Lane keeping uses sensors and a control loop, so it has a robot-like slice. It still relies on you to watch the road, spot hazards, and decide when to change lanes. Treat it as an assist feature, not a driver. If it nags for hands or eyes, it’s telling you the same thing.

Why Do Some People Say “Robotaxi” Instead Of Self-Driving Car

“Robotaxi” points to a service where the vehicle drives a passenger without a driver in the seat, inside a limited area. The word hints at autonomy and at a business model: a fleet that runs trips. If a system needs you to supervise, “robotaxi” is the wrong label for it.

Can A Self-Driving System Be A Robot If A Remote Operator Can Step In

A remote operator changes the picture. The car still senses and moves on its own most of the time, yet a person can take over during edge cases. You can still call it a robot, but the autonomy claim should include that remote safety net. Ask whether takeover is rare or routine.

Do Robots Need Arms And Legs

No. A robot can be any machine that senses, chooses actions, and affects the physical world through motors or other actuators. Wheels count. Propellers count. A gripper counts. A car that steers and brakes from its own decisions fits that broader robotics view, even if it never waves hello.

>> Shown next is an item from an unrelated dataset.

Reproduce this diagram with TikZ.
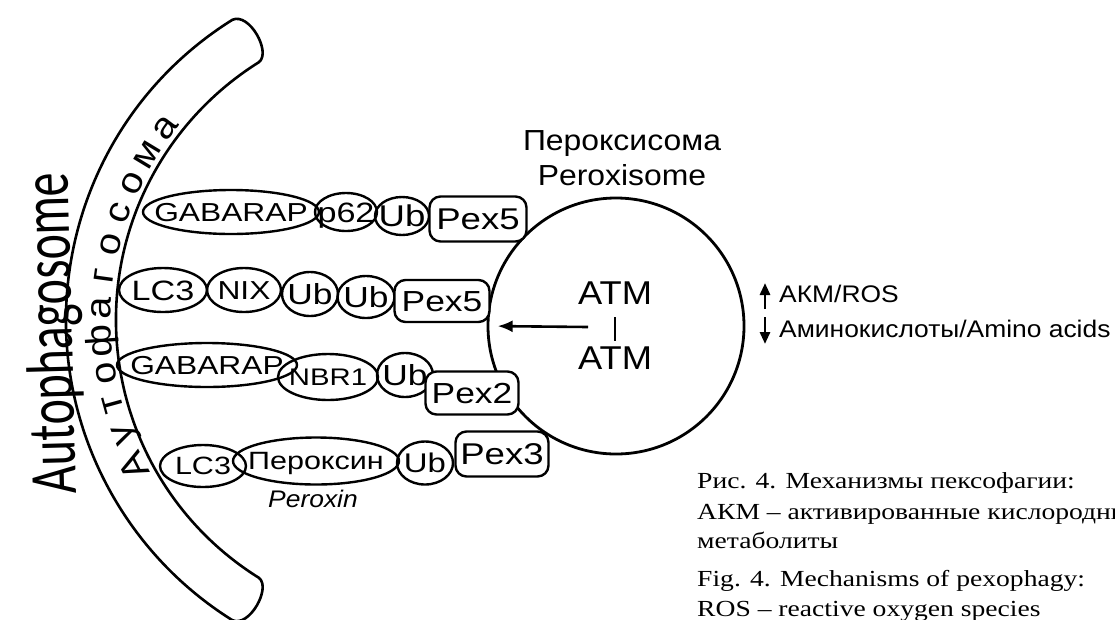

What’s A Quick Test For Marketing Hype

Look for the phrase “driver supervision” in the owner’s materials and check if the feature is limited to certain roads. Then try a calm demo in a simple lane and see how often it asks for hands or eyes. Frequent alerts mean it’s closer to assist tech than a driver.

Wrapping It Up – Are Self-Driving Cars Robots?

Self-driving cars can be robots in the plain robotics sense: they sense the road, choose actions, and move real hardware. The label stops being helpful when it hides the boundaries. If you keep your attention on autonomy, supervision, and where the system is allowed to run, the words won’t trick you.

If you’re still asking, “are self-driving cars robots?” use the checklist. Does it sense, decide, act, and self-correct while you step back? If yes, it’s a robot driver for that task. If no, it’s an assist tool that still needs your full attention.